Andy Ouriel • Sep 5, 2015 at 9:56 PM


Updated (10 p.m.)

Nobody's lonely at City Hall — at least not charter officers or Sandusky city commissioners — after former city manager Nicole Ard filed a lawsuit Monday against all of them and the city.

Ard contends in the lawsuit she was wrongfully terminated — without cause — and is demanding a full year's pay, about $129,000. 

She’s also fighting for continuation of her health insurance benefits program.

“There is no valid excuse for (city officials’) refusal to pay the salary continuation and health insurance benefits owed to (Ard),” according to the lawsuit.

Ard was fired in March after a split 4-3 vote by commission. She had been city manager for just over two years. The city cited her failure to meet expectations set out in a performance improvement plan adopted by commission earlier this year. 

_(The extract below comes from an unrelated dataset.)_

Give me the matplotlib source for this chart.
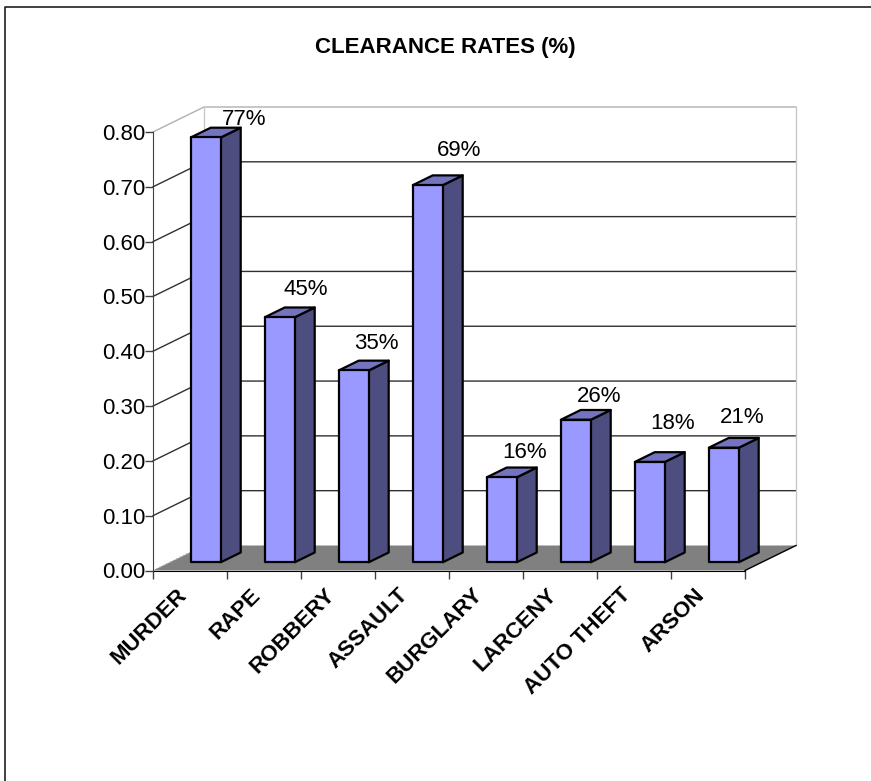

Commissioners, who discussed the lawsuit in an executive session Monday, opted against public comment after the meeting.

Ex officio mayor Dennis Murray Jr. spoke briefly about the lawsuit late Monday.

"The city believes the lawsuit to be without merit and intends to vigorously defend it," Murray said.

The Register obtained a copy of this lawsuit through a public records request.

Among the defendants it lists: Murray, Dick Brady, Julie Farrar, Wes Poole, Scott Schell, Jeff Smith and Naomi Twine; finance director Hank Solowiej and law director Don Icsman.

Murray, Brady, Poole and Twine voted to fire Ard.

Smith, Farrar and Schell voted against the termination.

Commissioners vowed to streamline the hiring process after Ard was fired, and two months later the seven voted unanimously to hire Eric Wobser, executive director of Ohio City Inc., a nonprofit community development and neighborhood revitalization agency in Cleveland, to be city manager after an accelerated search for a new leader.

Wobser, who is from Sandusky and other parts of Erie County, starts July 7. 

Original story:

Former Sandusky city manager Nicole Ard filed a lawsuit on Monday in Erie County Common Pleas Court, alleging all seven city commissioners unjustly fired her.

She wants to obtain roughly $127,000, equivalent to one full year's salary.